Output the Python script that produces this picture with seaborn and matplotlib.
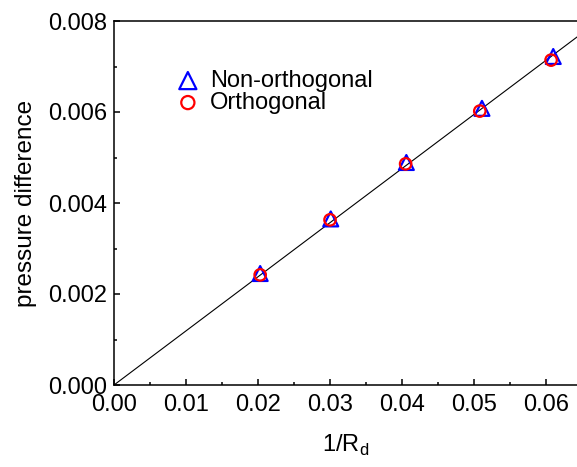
import seaborn as sns
import matplotlib.pyplot as plt
import pandas as pd
from matplotlib.ticker import MultipleLocator

# --- data ---
non_orth_x = [0.0203, 0.0301, 0.0406, 0.0511, 0.0610]
non_orth_y = [0.00245, 0.00365, 0.00489, 0.00608, 0.00722]
orth_x = [0.0203, 0.0300, 0.0405, 0.0508, 0.0607]
orth_y = [0.00242, 0.00363, 0.00486, 0.00602, 0.00714]
fit_x = [0.0, 0.066]
fit_y = [0.0, 0.00785]

x_ticks = [0.00, 0.01, 0.02, 0.03, 0.04, 0.05, 0.06]
y_ticks = [0.000, 0.002, 0.004, 0.006, 0.008]

non_orth = pd.DataFrame({"x": non_orth_x, "y": non_orth_y})
orth = pd.DataFrame({"x": orth_x, "y": orth_y})
fit = pd.DataFrame({"x": fit_x, "y": fit_y})

# --- style ---
sns.set_style("ticks")
plt.rcParams["font.family"] = ["Liberation Sans", "DejaVu Sans"]
plt.rcParams["axes.linewidth"] = 1.1
for key in ["text.color", "axes.labelcolor", "xtick.color", "ytick.color", "axes.edgecolor"]:
    plt.rcParams[key] = "black"

fig = plt.figure(figsize=(5.77, 4.67), dpi=100)
ax = fig.add_axes([114 / 577, 82 / 467, 1 - 114 / 577, 364 / 467])

sns.lineplot(data=fit, x="x", y="y", color="black", linewidth=0.8, ax=ax)
sns.scatterplot(data=non_orth, x="x", y="y", marker="^", s=115,
                facecolors="none", edgecolor="blue", linewidth=1.6,
                label="Non-orthogonal", ax=ax, zorder=3)
sns.scatterplot(data=orth, x="x", y="y", marker="o", s=68,
                facecolors="none", edgecolor="red", linewidth=1.6,
                label="Orthogonal", ax=ax, zorder=4)

ax.set_xlim(0, 0.0643)
ax.set_ylim(0, 0.008)
ax.set_xticks(x_ticks)
ax.set_yticks(y_ticks)
ax.set_xticklabels([f"{v:.2f}" for v in x_ticks])
ax.set_yticklabels([f"{v:.3f}" for v in y_ticks])
ax.xaxis.set_minor_locator(MultipleLocator(0.005))
ax.yaxis.set_minor_locator(MultipleLocator(0.001))
ax.tick_params(which="both", direction="in", width=1.1, top=False, right=False)
ax.tick_params(which="major", length=4.5, labelsize=17)
ax.tick_params(which="minor", length=2.5)
ax.tick_params(axis="x", pad=6.5)
ax.tick_params(axis="y", pad=5)
ax.spines["right"].set_visible(False)

ax.set_xlabel("1/R$_\\mathregular{d}$", fontsize=17, labelpad=12)
ax.set_ylabel("pressure difference", fontsize=17.5, labelpad=8)

ax.legend(loc="upper left", bbox_to_anchor=(0.134, 0.866), frameon=False,
          fontsize=17, handlelength=1.0, handletextpad=0.45,
          labelspacing=0.0, borderpad=0, borderaxespad=0, markerscale=1.15)

fig.savefig("out.png", dpi=100)
plt.close(fig)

:::::

◆ **THE EXERCISE**: Take the lines from the start of the material to the line with "from matplotlib.ticker import MultipleLocator", both included, and transcribe them exactly without the pictures.

◆ **TASK RESPONSE**:
Output the Python script that produces this picture with seaborn and matplotlib.
import seaborn as sns
import matplotlib.pyplot as plt
import pandas as pd
from matplotlib.ticker import MultipleLocator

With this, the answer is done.